What Is The Right LLM For RTX 3060 (12GB)?

Answer:

For those looking to run large language models like Llama-2 and Mistral, on a PC built with RTX 3060 (12GB VRAM), here’s a concise guide on what model you can run.

For the RTX 3060 (12GB), you can utilize any GPTQ 7B model. Models in GGUF format can be used with up to 8-bit (Q8) quantization, allowing you to allocate all the layers to the GPU. On RTX 3060 the 7B 8-bit model models will run with around 25 tokens/second on Windows and 37 tokens/second on Linux.

A 13B model would require adjustments in terms of layers and quantization. For instance, 13B 6-bit (GGUF) quantized models is the maximum you can fit in RTX 3060. However the best approach is to use 4-bit 13B model in GGUF or GPTQ file format to strike a balance between speed (7-8 t/s) and inference quality.

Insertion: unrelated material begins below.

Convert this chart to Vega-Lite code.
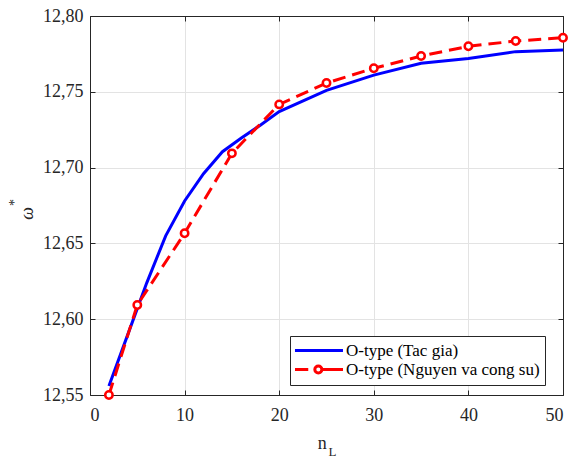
{
  "$schema": "https://vega.github.io/schema/vega-lite/v6.json",
  "width": 473,
  "height": 379,
  "autosize": {"type": "none"},
  "padding": {"left": 90, "top": 16, "right": 9, "bottom": 64},
  "background": "white",
  "config": {"view": {"stroke": null}, "font": "Liberation Serif, Times New Roman, serif"},
  "data": {
    "values": [
      {"series": "O-type (Tac gia)", "n": 2, "w": 12.556},
      {"series": "O-type (Tac gia)", "n": 4, "w": 12.590},
      {"series": "O-type (Tac gia)", "n": 6, "w": 12.624},
      {"series": "O-type (Tac gia)", "n": 8, "w": 12.655},
      {"series": "O-type (Tac gia)", "n": 10, "w": 12.678},
      {"series": "O-type (Tac gia)", "n": 12, "w": 12.696},
      {"series": "O-type (Tac gia)", "n": 14, "w": 12.7105},
      {"series": "O-type (Tac gia)", "n": 16, "w": 12.7195},
      {"series": "O-type (Tac gia)", "n": 18, "w": 12.728},
      {"series": "O-type (Tac gia)", "n": 20, "w": 12.737},
      {"series": "O-type (Tac gia)", "n": 25, "w": 12.751},
      {"series": "O-type (Tac gia)", "n": 30, "w": 12.761},
      {"series": "O-type (Tac gia)", "n": 35, "w": 12.7688},
      {"series": "O-type (Tac gia)", "n": 40, "w": 12.772},
      {"series": "O-type (Tac gia)", "n": 45, "w": 12.7765},
      {"series": "O-type (Tac gia)", "n": 50, "w": 12.7776},
      {"series": "O-type (Nguyen va cong su)", "n": 2, "w": 12.550},
      {"series": "O-type (Nguyen va cong su)", "n": 5, "w": 12.6094},
      {"series": "O-type (Nguyen va cong su)", "n": 10, "w": 12.6567},
      {"series": "O-type (Nguyen va cong su)", "n": 15, "w": 12.7094},
      {"series": "O-type (Nguyen va cong su)", "n": 20, "w": 12.7417},
      {"series": "O-type (Nguyen va cong su)", "n": 25, "w": 12.7558},
      {"series": "O-type (Nguyen va cong su)", "n": 30, "w": 12.7655},
      {"series": "O-type (Nguyen va cong su)", "n": 35, "w": 12.7736},
      {"series": "O-type (Nguyen va cong su)", "n": 40, "w": 12.780},
      {"series": "O-type (Nguyen va cong su)", "n": 45, "w": 12.7835},
      {"series": "O-type (Nguyen va cong su)", "n": 50, "w": 12.7857}
    ]
  },
  "layer": [
    {
      "transform": [{"filter": "datum.series == 'O-type (Tac gia)'"}],
      "mark": {"type": "line", "strokeWidth": 3},
      "encoding": {
        "x": {
          "field": "n", "type": "quantitative",
          "scale": {"domain": [0, 50], "nice": false},
          "axis": {
            "orient": "bottom", "values": [0, 10, 20, 30, 40, 50],
            "title": "n", "titleX": 231.7, "titleY": 53, "titleAlign": "center", "titleBaseline": "alphabetic",
            "titleFontSize": 18, "titleFontWeight": "normal", "titleColor": "#262626", "titleFont": "Liberation Serif, Times New Roman, serif",
            "labelFont": "Liberation Serif, Times New Roman, serif", "labelFontSize": 18, "labelColor": "#262626", "labelPadding": 16,
            "tickSize": -5, "tickColor": "#262626", "tickWidth": 1, "domainColor": "#262626", "domainWidth": 1,
            "grid": true, "gridColor": "#e3e3e3", "gridWidth": 1
          }
        },
        "y": {
          "field": "w", "type": "quantitative",
          "scale": {"domain": [12.55, 12.8], "nice": false, "zero": false},
          "axis": {
            "orient": "left", "values": [12.55, 12.6, 12.65, 12.7, 12.75, 12.8],
            "labelExpr": "replace(format(datum.value, '.2f'), '.', ',')",
            "title": "ω", "titleX": -63, "titleY": 197, "titleAngle": -90, "titleAlign": "center", "titleBaseline": "middle",
            "titleFontSize": 18, "titleFontWeight": "normal", "titleFontStyle": "italic", "titleColor": "#262626", "titleFont": "Liberation Serif, Times New Roman, serif",
            "labelFont": "Liberation Serif, Times New Roman, serif", "labelFontSize": 18, "labelColor": "#262626", "labelPadding": 12,
            "tickSize": -5, "tickColor": "#262626", "tickWidth": 1, "domainColor": "#262626", "domainWidth": 1,
            "grid": true, "gridColor": "#e3e3e3", "gridWidth": 1
          }
        },
        "color": {
          "field": "series", "type": "nominal",
          "scale": {"domain": ["O-type (Tac gia)", "O-type (Nguyen va cong su)"], "range": ["#0000ff", "#ff0000"]},
          "legend": {
            "orient": "none", "legendX": 200, "legendY": 320, "title": null,
            "strokeColor": "#262626", "fillColor": "white", "padding": 5,
            "labelFont": "Liberation Serif, Times New Roman, serif", "labelFontSize": 17, "labelColor": "black", "labelOffset": 32, "labelLimit": 400,
            "symbolType": "stroke", "symbolSize": 256, "symbolStrokeWidth": 3, "rowPadding": 0,
            "encode": {
              "symbols": {
                "update": {
                  "shape": {"signal": "datum.value === 'O-type (Tac gia)' ? 'M-1.19,0H4.81' : 'M-1.19,0H0.47M2.16,0H4.81M2.17,0A0.44,0.44,0,1,1,1.29,0A0.44,0.44,0,1,1,2.17,0'"},
                  "strokeDash": {"value": []},
                  "strokeWidth": {"value": 3},
                  "fill": {"value": "white"}
                }
              }
            }
          }
        }
      }
    },
    {
      "transform": [{"filter": "datum.series == 'O-type (Nguyen va cong su)'"}],
      "mark": {"type": "line", "strokeWidth": 3, "strokeDash": [13, 7]},
      "encoding": {
        "x": {
          "field": "n", "type": "quantitative",
          "axis": {
            "orient": "top", "values": [0, 10, 20, 30, 40, 50], "labels": false, "grid": false,
            "title": "L", "titleX": 238, "titleY": 439, "titleAlign": "left", "titleBaseline": "alphabetic", "titleAngle": 0,
            "titleFontSize": 13, "titleFontWeight": "normal", "titleColor": "#262626", "titleFont": "Liberation Serif, Times New Roman, serif",
            "tickSize": -5, "tickColor": "#262626", "domainColor": "#262626"
          }
        },
        "y": {
          "field": "w", "type": "quantitative",
          "axis": {
            "orient": "right", "values": [12.55, 12.6, 12.65, 12.7, 12.75, 12.8], "labels": false, "grid": false,
            "title": "*", "titleX": -549, "titleY": 186, "titleAngle": -90, "titleAlign": "center", "titleBaseline": "middle",
            "titleFontSize": 14, "titleFontWeight": "normal", "titleColor": "#262626", "titleFont": "Liberation Serif, Times New Roman, serif",
            "tickSize": -5, "tickColor": "#262626", "domainColor": "#262626"
          }
        },
        "color": {"field": "series", "type": "nominal"}
      }
    },
    {
      "transform": [{"filter": "datum.series == 'O-type (Nguyen va cong su)'"}],
      "mark": {"type": "point", "shape": "circle", "size": 55, "strokeWidth": 2.5, "fill": "white", "opacity": 1},
      "encoding": {
        "x": {"field": "n", "type": "quantitative", "axis": null},
        "y": {"field": "w", "type": "quantitative", "axis": null},
        "color": {"field": "series", "type": "nominal"}
      }
    }
  ],
  "resolve": {"axis": {"x": "independent", "y": "independent"}}
}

Other Models and Quantization:

You might also explore 22B models at 3-bit quantization (Q3). For example, 22B Llama2-22B-Daydreamer-v3 model at Q3 will fit on RTX 3060.

Which models to run?

Some quality 7B models to run with RTX 3060 are the Mistral based Zephyr and Mistral-7B-Claude-Chat model, and the Llama-2 based airoboros-l2-7B-3.0 from the Airboros family. For 13B LLM you can try Athena for roleplay and WizardCoder for coding. 

And finally, instead of just seeking the largest model, it’s crucial to focus on what you intend to achieve with the LLM. Sometimes, smaller models, with specific tweaks, might perform exceptionally well for certain tasks.

Hope this guide helps you find the right model and configuration for your setup!